“You can not have a meaningful campaign if strict time records are not kept.” The phrase has become a meme. A way of poking fun at a self-important racist who receives more credit than he deserves for getting the ball rolling on this hobby. There’s a nugget of wisdom in his bloviating, though. Having some metric for the passage of time in a campaign is vital if you want to model the long term consequences of the player’s actions. This is particularly important for me, because I am a highly campaign-motivated player.
That said, the extent to which it’s relevant to track a thing will differ from game to game, or even from session to session of a single game. In discussing yesterday’s post about ammunition with my friend Eric Boyd, he pointed out that a character will rarely empty a quiver during a single-day dungeon delve. If you’re running that sort of game (which I am), tracking ammunition may be perfunctory. However, if the characters were to spend weeks or months venturing overland away from skilled fletchers to refill their quivers, ammunition becomes an interesting concern. A flexible approach, using different methods suitable to a given situation, is best. The same holds true for how closely we ought to track time.
My Saturday morning campaign, Dangerous Neighbors, is an exercise in playing through published modules. There’s very little of my own bespoke campaign design going on. No elaborate system of downtime, no room for the players to set lofty long-term goals for themselves. For Dangerous Neighbors, the setting is just a fluffy connective tissue that exists to get us out of the end of one published adventure, and into the start of the next one. None the less, after 3 years and 74 sessions that connective tissue has a personality. The players have adopted children, romantic interests, ongoing theraputic projects, and little cottages where they keep watch on the road between adventures. Sometimes they travel through the space occupied by an earlier module on their way to a new one, and they get to see the aftermath of their adventuring. It’s nice for the world to feel like it’s moving, for those adopted kids to grow older.
So I set a simple rule for the campaign: each adventure module we play takes one season. Journey to the Rock takes place in summer. When it’s done, we presume the players hang out at home for a bit before the next call to adventure arrives. We have a casual conversation about what they do with those weeks and months, which might be more or less involved as the mood strikes, but doesn’t include any kind of formal downtime action system. By the time they begin playing through The Sunless Citadel, the leaves are starting to turn and they must adventure in Autumn weather.

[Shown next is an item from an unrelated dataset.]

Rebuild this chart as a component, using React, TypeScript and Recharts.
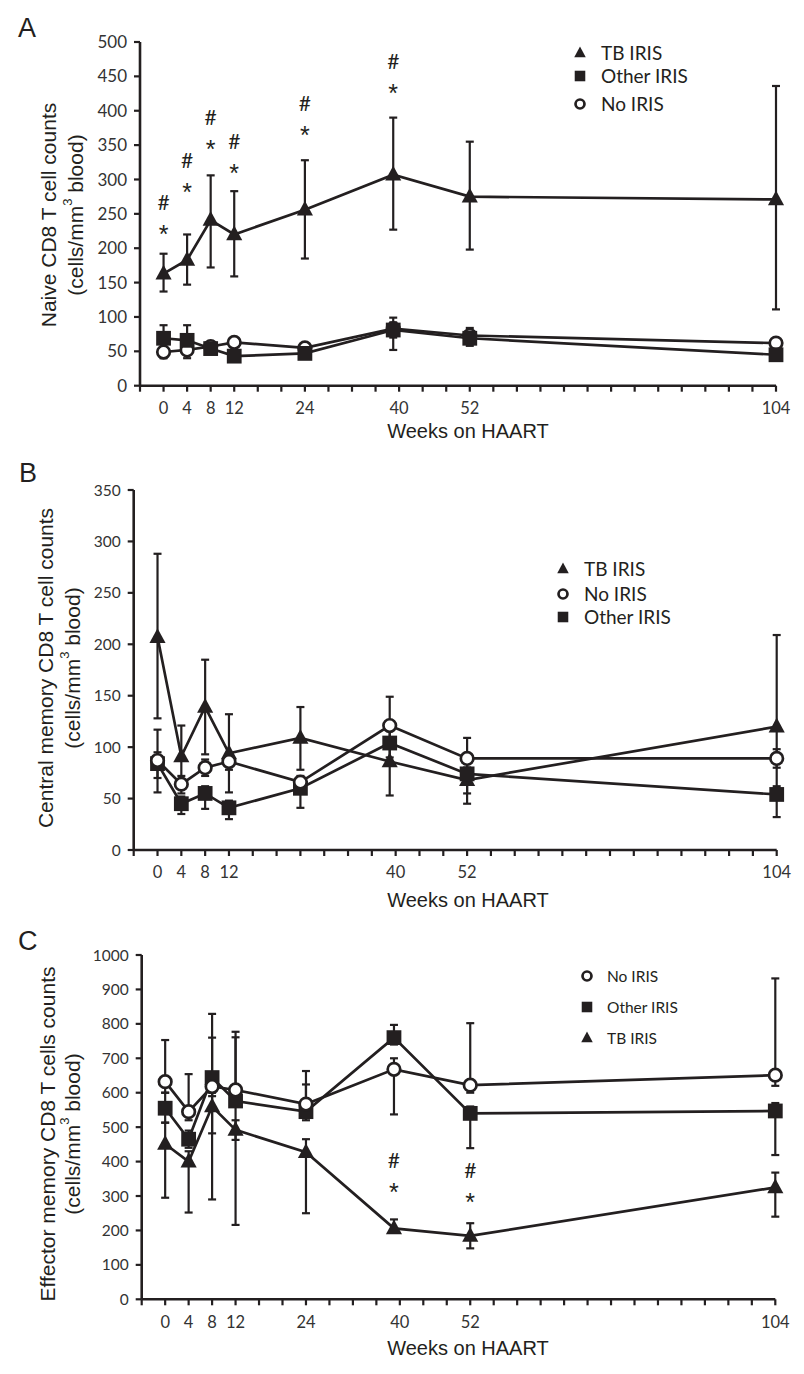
import React from 'react';
import { ComposedChart, Line, XAxis, YAxis, ErrorBar, Scatter, Legend } from 'recharts';

const INK = '#231f20';
const TICK_INK = '#333333';

// ---------- shared x values ----------
const weeks = [0, 4, 8, 12, 24, 39, 52, 104];
const xTicks = [-4, 0, 4, 8, 12, 16, 20, 24, 28, 32, 36, 40, 44, 48, 52, 56, 60, 64, 68, 72, 76, 80, 84, 88, 92, 96, 100, 104];
const xLabelWeeksAC = [0, 4, 8, 12, 24, 40, 52, 104];
const xLabelsAC = ['0', '4', '8', '12', '24', '40', '52', '104'];
const xLabelWeeksB = [0, 4, 8, 12, 40, 52, 104];
const xLabelsB = ['0', '4', '8', '12', '40', '52', '104'];

// ---------- Panel A: Naive CD8 ----------
const aTicks = [0, 50, 100, 150, 200, 250, 300, 350, 400, 450, 500];
const aTb = [163, 183, 241, 220, 256, 307, 275, 271];
const aTbLo = [137, 147, 172, 159, 185, 227, 198, 111];
const aTbHi = [192, 220, 306, 283, 328, 390, 355, 436];
const aOther = [69, 66, 54, 43, 47, 81, 69, 45];
const aOtherLo = [60, 58, 50, 39, 43, 52, 58, 40];
const aOtherHi = [88, 88, 60, 48, 52, 99, 80, 50];
const aNo = [49, 52, 57, 63, 55, 83, 73, 62];
const aNoLo = [40, 40, 51, 57, 50, 70, 64, 57];
const aNoHi = [55, 57, 62, 68, 60, 92, 84, 67];
const aAnnotWeeks = [0, 4, 8, 12, 24, 39];
const aAnnotY = [229, 290, 353, 318, 373, 434];

// ---------- Panel B: Central memory CD8 ----------
const bTicks = [0, 50, 100, 150, 200, 250, 300, 350];
const bTb = [207, 91, 139, 94, 109, 86, 68, 120];
const bTbLo = [128, 62, 93, 56, 78, 53, 45, 60];
const bTbHi = [288, 121, 185, 132, 139, 100, 80, 209];
const bNo = [87, 64, 80, 86, 66, 121, 89, 89];
const bNoLo = [70, 55, 72, 78, 60, 100, 80, 80];
const bNoHi = [117, 72, 88, 94, 72, 149, 109, 98];
const bOther = [84, 45, 55, 41, 60, 104, 74, 54];
const bOtherLo = [56, 35, 40, 30, 41, 90, 55, 32];
const bOtherHi = [95, 52, 62, 48, 66, 118, 84, 62];

// ---------- Panel C: Effector memory CD8 ----------
const cTicks = [0, 100, 200, 300, 400, 500, 600, 700, 800, 900, 1000];
const cNo = [632, 545, 618, 608, 567, 668, 622, 651];
const cNoLo = [600, 520, 590, 580, 545, 537, 600, 620];
const cNoHi = [753, 654, 760, 761, 663, 700, 802, 932];
const cOther = [555, 465, 644, 576, 545, 760, 540, 547];
const cOtherLo = [513, 440, 482, 463, 520, 740, 439, 419];
const cOtherHi = [600, 490, 829, 777, 624, 797, 560, 570];
const cTb = [451, 400, 560, 492, 427, 206, 184, 325];
const cTbLo = [295, 252, 290, 216, 250, 195, 148, 240];
const cTbHi = [513, 430, 600, 520, 465, 232, 221, 368];
const cAnnotWeeks = [39, 52];
const cAnnotY = [327, 298];

type Kind = 'tri' | 'sq' | 'circ';

const buildRows = (tb: number[], tbLo: number[], tbHi: number[], other: number[], oLo: number[], oHi: number[], no: number[], nLo: number[], nHi: number[]) =>
  weeks.map((w, i) => ({
    week: w,
    tb: tb[i],
    tbErr: [tb[i] - tbLo[i], tbHi[i] - tb[i]],
    other: other[i],
    otherErr: [other[i] - oLo[i], oHi[i] - other[i]],
    no: no[i],
    noErr: [no[i] - nLo[i], nHi[i] - no[i]],
  }));

const rowsA = buildRows(aTb, aTbLo, aTbHi, aOther, aOtherLo, aOtherHi, aNo, aNoLo, aNoHi);
const rowsB = buildRows(bTb, bTbLo, bTbHi, bOther, bOtherLo, bOtherHi, bNo, bNoLo, bNoHi);
const rowsC = buildRows(cTb, cTbLo, cTbHi, cOther, cOtherLo, cOtherHi, cNo, cNoLo, cNoHi);

const annotA = aAnnotWeeks.map((w, i) => ({ week: w, star: aAnnotY[i] }));
const annotC = cAnnotWeeks.map((w, i) => ({ week: w, star: cAnnotY[i] }));

const drawMarker = (kind: Kind, cx: number, cy: number, s: number, key?: any) => {
  if (kind === 'tri') {
    return (
      <polygon key={key} points={`${cx},${cy - 8 * s} ${cx + 7.2 * s},${cy + 5.2 * s} ${cx - 7.2 * s},${cy + 5.2 * s}`} fill={INK} />
    );
  }
  if (kind === 'sq') {
    return <rect key={key} x={cx - 6.6 * s} y={cy - 6.6 * s} width={13.2 * s} height={13.2 * s} fill={INK} />;
  }
  return <circle key={key} cx={cx} cy={cy} r={5.6 * s} fill="#ffffff" stroke={INK} strokeWidth={2.7} />;
};

const dotFor = (kind: Kind) => (p: any) => {
  if (p.cx == null || p.cy == null) return <g key={p.index} />;
  return drawMarker(kind, p.cx, p.cy, 1.12, `${kind}-${p.index}`);
};

const AnnotShape = (p: any) => {
  const { cx, cy } = p;
  return (
    <g fill={INK}>
      <text x={cx} y={cy - 26} dy="0.36em" textAnchor="middle" fontFamily="Lato" fontSize={21}>#</text>
      <text x={cx} y={cy} dy="0.58em" textAnchor="middle" fontFamily="'Liberation Sans', Arial, sans-serif" fontSize={25}>*</text>
    </g>
  );
};

const makeXTick = (vals: number[], labels: string[]) => (props: any) => {
  const { x, y, payload } = props;
  const idx = vals.indexOf(payload.value);
  if (idx < 0) return <g />;
  return (
    <text x={x} y={y} dy="0.75em" textAnchor="middle" fontFamily="Lato" fontSize={16.5} fill={TICK_INK}>
      {labels[idx]}
    </text>
  );
};

type LegendItem = { label: string; kind: Kind };

const makeLegend = (items: LegendItem[], offsets: number[], fs: number, textX: number, s: number) => () => (
  <svg width={160} height={90} style={{ overflow: 'visible' }}>
    {items.map((it, i) => (
      <g key={it.label}>
        {drawMarker(it.kind, 10, 10 + offsets[i], s)}
        <text x={textX} y={10 + offsets[i]} dy="0.36em" fontFamily="Lato" fontSize={fs} fill={INK}>
          {it.label}
        </text>
      </g>
    ))}
  </svg>
);

type SeriesDef = { key: string; errKey: string; kind: Kind };

type PanelProps = {
  top: number;
  height: number;
  margin: { top: number; right: number; bottom: number; left: number };
  yDomain: [number, number];
  yTicks: number[];
  yFont: number;
  rows: any[];
  series: SeriesDef[];
  annots?: any[];
  xVals: number[];
  xLabels: string[];
  legend: () => React.ReactElement;
  legendPos: { left: number; top: number };
};

const Panel = (pp: PanelProps) => (
  <div style={{ position: 'absolute', left: 0, top: pp.top, width: 804, height: pp.height }}>
    <ComposedChart width={804} height={pp.height} data={pp.rows} margin={pp.margin}>
      <XAxis
        dataKey="week"
        type="number"
        domain={[-4, 104]}
        ticks={xTicks}
        interval={0}
        height={30}
        tickSize={6}
        tickMargin={10}
        axisLine={{ stroke: INK, strokeWidth: 2.6 }}
        tickLine={{ stroke: INK, strokeWidth: 2.2 }}
        tick={makeXTick(pp.xVals, pp.xLabels)}
      />
      <YAxis
        type="number"
        domain={pp.yDomain}
        ticks={pp.yTicks}
        interval={0}
        width={60}
        tickSize={6}
        tickMargin={7}
        axisLine={{ stroke: INK, strokeWidth: 2.6 }}
        tickLine={{ stroke: INK, strokeWidth: 2.2 }}
        tick={{ fontFamily: 'Lato', fontSize: pp.yFont, fill: TICK_INK }}
      />
      <Legend
        layout="vertical"
        align="center"
        verticalAlign="middle"
        content={pp.legend}
        wrapperStyle={{ left: pp.legendPos.left, top: pp.legendPos.top, width: 160, height: 90 }}
      />
      {pp.series.map((s) => (
        <Line
          key={s.key}
          dataKey={s.key}
          type="linear"
          stroke={INK}
          strokeWidth={2.7}
          isAnimationActive={false}
          dot={dotFor(s.kind)}
          activeDot={false}
          legendType="none"
        >
          <ErrorBar dataKey={s.errKey} direction="y" width={4} stroke={INK} strokeWidth={2.2} />
        </Line>
      ))}
      {pp.annots ? (
        <Scatter data={pp.annots} dataKey="star" isAnimationActive={false} shape={AnnotShape} legendType="none" />
      ) : null}
    </ComposedChart>
  </div>
);

const legendA = makeLegend(
  [
    { label: 'TB IRIS', kind: 'tri' },
    { label: 'Other IRIS', kind: 'sq' },
    { label: 'No IRIS', kind: 'circ' },
  ],
  [0, 23, 51],
  19,
  31,
  0.8
);
const legendB = makeLegend(
  [
    { label: 'TB IRIS', kind: 'tri' },
    { label: 'No IRIS', kind: 'circ' },
    { label: 'Other IRIS', kind: 'sq' },
  ],
  [0, 25, 48],
  19,
  31,
  0.8
);
const legendC = makeLegend(
  [
    { label: 'No IRIS', kind: 'circ' },
    { label: 'Other IRIS', kind: 'sq' },
    { label: 'TB IRIS', kind: 'tri' },
  ],
  [0, 31, 62],
  15.5,
  30,
  0.8
);

const seriesA: SeriesDef[] = [
  { key: 'no', errKey: 'noErr', kind: 'circ' },
  { key: 'other', errKey: 'otherErr', kind: 'sq' },
  { key: 'tb', errKey: 'tbErr', kind: 'tri' },
];
const seriesB: SeriesDef[] = [
  { key: 'tb', errKey: 'tbErr', kind: 'tri' },
  { key: 'other', errKey: 'otherErr', kind: 'sq' },
  { key: 'no', errKey: 'noErr', kind: 'circ' },
];
const seriesC: SeriesDef[] = [
  { key: 'tb', errKey: 'tbErr', kind: 'tri' },
  { key: 'other', errKey: 'otherErr', kind: 'sq' },
  { key: 'no', errKey: 'noErr', kind: 'circ' },
];

const TITLE_FONT = "'Liberation Sans', Arial, sans-serif";

const YTitle = ({ x1, x2, cy, line1 }: { x1: number; x2: number; cy: number; line1: string }) => (
  <g fontFamily={TITLE_FONT} fontSize={21} fill={INK}>
    <text x={x1} y={cy} textAnchor="middle" dominantBaseline="central" transform={`rotate(-90 ${x1} ${cy})`}>
      {line1}
    </text>
    <text x={x2} y={cy} textAnchor="middle" dominantBaseline="central" transform={`rotate(-90 ${x2} ${cy})`}>
      (cells/mm<tspan fontSize={13} dy={-8}>3</tspan>
      <tspan dy={8}> blood)</tspan>
    </text>
  </g>
);

export default function App() {
  return (
    <div style={{ position: 'absolute', left: 0, top: 0, width: 804, height: 1374, background: '#ffffff' }}>
      <Panel
        top={0}
        height={440}
        margin={{ top: 42, right: 28, bottom: 24.3, left: 80 }}
        yDomain={[0, 500]}
        yTicks={aTicks}
        yFont={17}
        rows={rowsA}
        series={seriesA}
        annots={annotA}
        xVals={xLabelWeeksAC}
        xLabels={xLabelsAC}
        legend={legendA}
        legendPos={{ left: 570, top: 43 }}
      />
      <Panel
        top={440}
        height={460}
        margin={{ top: 50, right: 27.3, bottom: 20, left: 73.7 }}
        yDomain={[0, 350]}
        yTicks={bTicks}
        yFont={15.5}
        rows={rowsB}
        series={seriesB}
        xVals={xLabelWeeksB}
        xLabels={xLabelsB}
        legend={legendB}
        legendPos={{ left: 553, top: 119 }}
      />
      <Panel
        top={900}
        height={474}
        margin={{ top: 55, right: 28.7, bottom: 44.7, left: 81.7 }}
        yDomain={[0, 1000]}
        yTicks={cTicks}
        yFont={15.5}
        rows={rowsC}
        series={seriesC}
        annots={annotC}
        xVals={xLabelWeeksAC}
        xLabels={xLabelsAC}
        legend={legendC}
        legendPos={{ left: 577, top: 66 }}
      />
      <svg width={804} height={1374} style={{ position: 'absolute', left: 0, top: 0, pointerEvents: 'none' }}>
        <g fontFamily={TITLE_FONT} fill={INK}>
          <text x={18} y={37} fontSize={27}>A</text>
          <text x={19} y={482} fontSize={27}>B</text>
          <text x={18} y={950} fontSize={27}>C</text>
          <text x={468} y={431} fontSize={20} textAnchor="middle" dominantBaseline="central">Weeks on HAART</text>
          <text x={468} y={900} fontSize={20} textAnchor="middle" dominantBaseline="central">Weeks on HAART</text>
          <text x={468} y={1348} fontSize={20} textAnchor="middle" dominantBaseline="central">Weeks on HAART</text>
        </g>
        <YTitle x1={48} x2={75} cy={215} line1="Naive CD8 T cell counts" />
        <YTitle x1={45} x2={72} cy={668} line1="Central memory CD8 T cell counts" />
        <YTitle x1={47} x2={72} cy={1134} line1="Effector memory CD8 T cells counts" />
      </svg>
    </div>
  );
}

This method would be too lax for many other campaigns. On a Red World Alone, which was heavily focused on the players attempts to transform society, needed a much more robust calendar and downtime action system. And those systems are a ton of fun, too. There have been a couple of times when I set out on misguided attempts to graft such a system on to Dangerous Neighbors, because I miss playing with something like that. Thankfully I’ve always stopped myself. Different games have different needs, and this one works better with a loosier goosier setting.
Now I just wish I did a better job at remembering to think about the seasons when I’m running a session. Our current adventure is taking place in deep winter, and I’ve got a terrible habit of forgetting the players are supposed to be trudging through wasit-deep snow until we’re far enough into the session that it’d break the flow of play for me to actually enforce it.